I feel like this is simply my new Normal. Being here, doing this. It’s calm and easy. I don’t feel the need to rush and see this or that – I’m happy to just plod along. I think because I am here on my own and there is no one to share the Wow-ness with there is less Wow-ness. Not that I’m not amazed but … it just is: I am in Milan, sitting in the Duomo, writing this. It’s really fucking big – I think un-capturably big.
This morning I was coming into town with Maria Elena and the Metro was broken in some way so we had to take the bus. We ran into a woman Maria Elena knew from her English class. We three travelled together to the Piazza del Duomo chatting in a mix of Italian and English helping one another with the foreign language – praising and correcting with patience. They were particularly pleased with “We are not born as mothers and wives.”
I haven’t travelled on my own in a long time. Even when I have – on short journeys – I think I’ve always felt a pressure (of my own making) to account for my time – a pressure to see and do in a way that I am not feeling now. I enjoy just wandering around and being.
My bicycle is still en route – the other bag has arrived in Milan but the bicycle is still in London but will hopefully arrive tonight. Although I am moving to Daniella’s tomorrow Maria Elena has said I can take delivery at her place – which is very nice of her.

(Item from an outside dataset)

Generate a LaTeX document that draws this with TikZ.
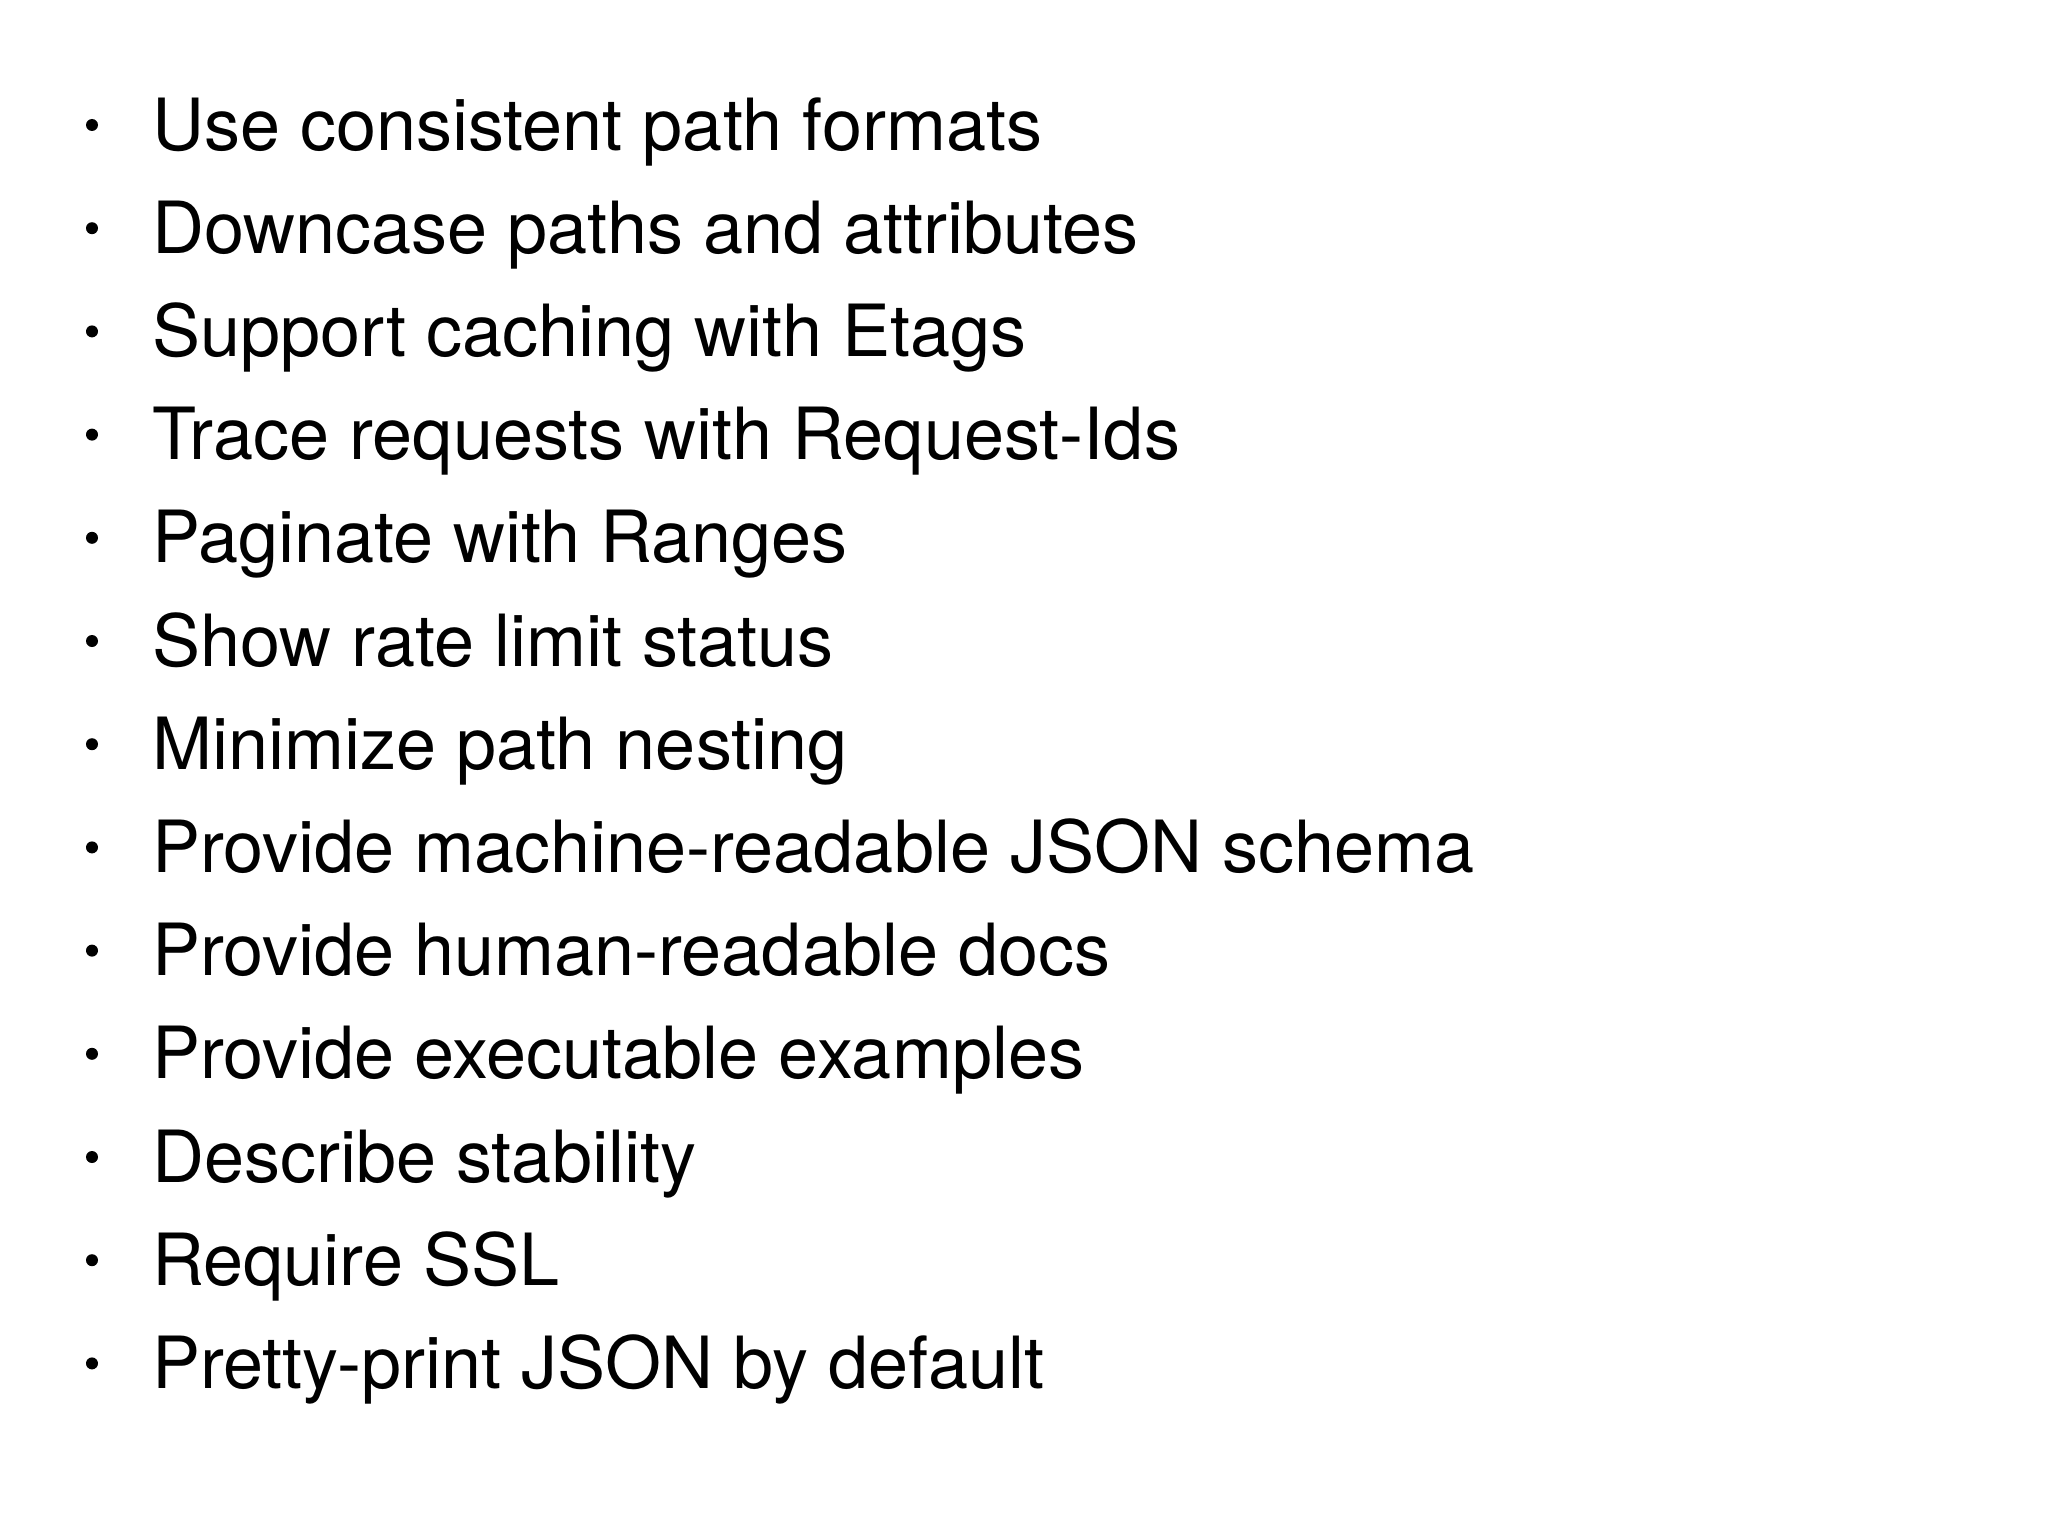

Having spoken again with the bag people – here’s the frustration: they put these scannable tags on our bags when we check them in, one might think they use those and scan our bags as they move around the system and that information would be stored centrally so that when a passenger become disassociated with their luggage they can tell you where it was last scanned and where it is heading. But no. The call centre is dependent on workers at various airports putting information into the system. So Laura – calling British Airway workers in Hong Kong, and Vickianne – calling Qantas workers in Sydney – could tell me more than the call centre in Rome. It’s coming, it’s coming – patience.